Supplied data

↓

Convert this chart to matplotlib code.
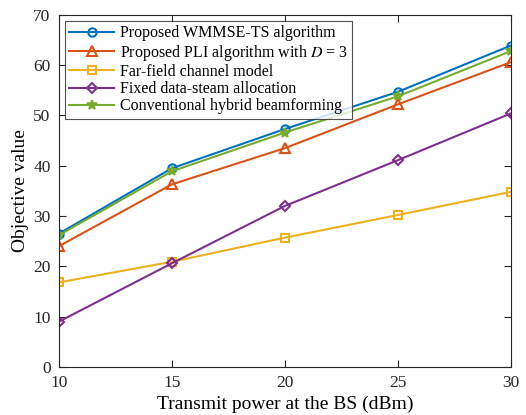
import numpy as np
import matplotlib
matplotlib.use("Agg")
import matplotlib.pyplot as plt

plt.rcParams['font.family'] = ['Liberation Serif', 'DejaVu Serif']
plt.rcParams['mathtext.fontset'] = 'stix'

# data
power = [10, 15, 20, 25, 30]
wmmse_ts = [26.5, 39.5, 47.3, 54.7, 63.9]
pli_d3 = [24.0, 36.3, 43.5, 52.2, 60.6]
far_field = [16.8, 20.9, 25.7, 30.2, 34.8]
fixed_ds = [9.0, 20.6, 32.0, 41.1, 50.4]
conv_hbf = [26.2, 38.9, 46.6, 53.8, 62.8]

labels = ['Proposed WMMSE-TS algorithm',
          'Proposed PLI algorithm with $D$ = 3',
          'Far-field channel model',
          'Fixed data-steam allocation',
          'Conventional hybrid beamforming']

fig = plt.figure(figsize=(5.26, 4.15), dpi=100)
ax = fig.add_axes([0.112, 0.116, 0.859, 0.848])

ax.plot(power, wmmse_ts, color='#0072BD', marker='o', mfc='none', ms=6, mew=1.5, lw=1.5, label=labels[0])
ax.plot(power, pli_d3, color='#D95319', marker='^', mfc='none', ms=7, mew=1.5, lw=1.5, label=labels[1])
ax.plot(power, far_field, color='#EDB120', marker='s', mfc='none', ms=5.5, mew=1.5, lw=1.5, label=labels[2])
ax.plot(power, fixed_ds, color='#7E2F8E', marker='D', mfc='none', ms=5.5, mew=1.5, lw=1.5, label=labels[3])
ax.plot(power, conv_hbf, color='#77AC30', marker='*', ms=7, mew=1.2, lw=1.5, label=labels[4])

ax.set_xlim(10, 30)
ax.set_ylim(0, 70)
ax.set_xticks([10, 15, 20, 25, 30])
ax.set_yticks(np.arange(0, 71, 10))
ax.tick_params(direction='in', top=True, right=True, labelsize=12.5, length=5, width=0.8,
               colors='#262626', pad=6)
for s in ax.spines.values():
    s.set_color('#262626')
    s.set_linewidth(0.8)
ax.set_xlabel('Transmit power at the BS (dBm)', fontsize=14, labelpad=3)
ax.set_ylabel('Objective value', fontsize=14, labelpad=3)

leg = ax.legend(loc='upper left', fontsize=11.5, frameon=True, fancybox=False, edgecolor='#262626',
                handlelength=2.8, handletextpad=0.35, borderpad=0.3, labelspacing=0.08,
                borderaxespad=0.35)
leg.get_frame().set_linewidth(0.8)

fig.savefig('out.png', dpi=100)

↑
↓

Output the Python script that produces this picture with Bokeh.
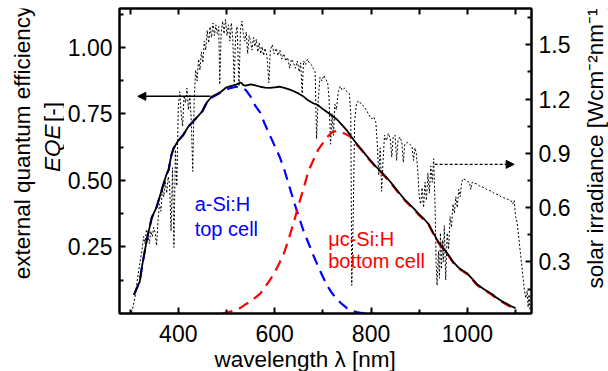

↑

Give again, word for word, the lines from the one that contains "Convert this chart to matplotlib code." to the one that contains "plt.rcParams['mathtext.fontset'] = 'stix'", both included. Omit the pictures.

Worked solution
Convert this chart to matplotlib code.
import numpy as np
import matplotlib
matplotlib.use("Agg")
import matplotlib.pyplot as plt

plt.rcParams['font.family'] = ['Liberation Serif', 'DejaVu Serif']
plt.rcParams['mathtext.fontset'] = 'stix'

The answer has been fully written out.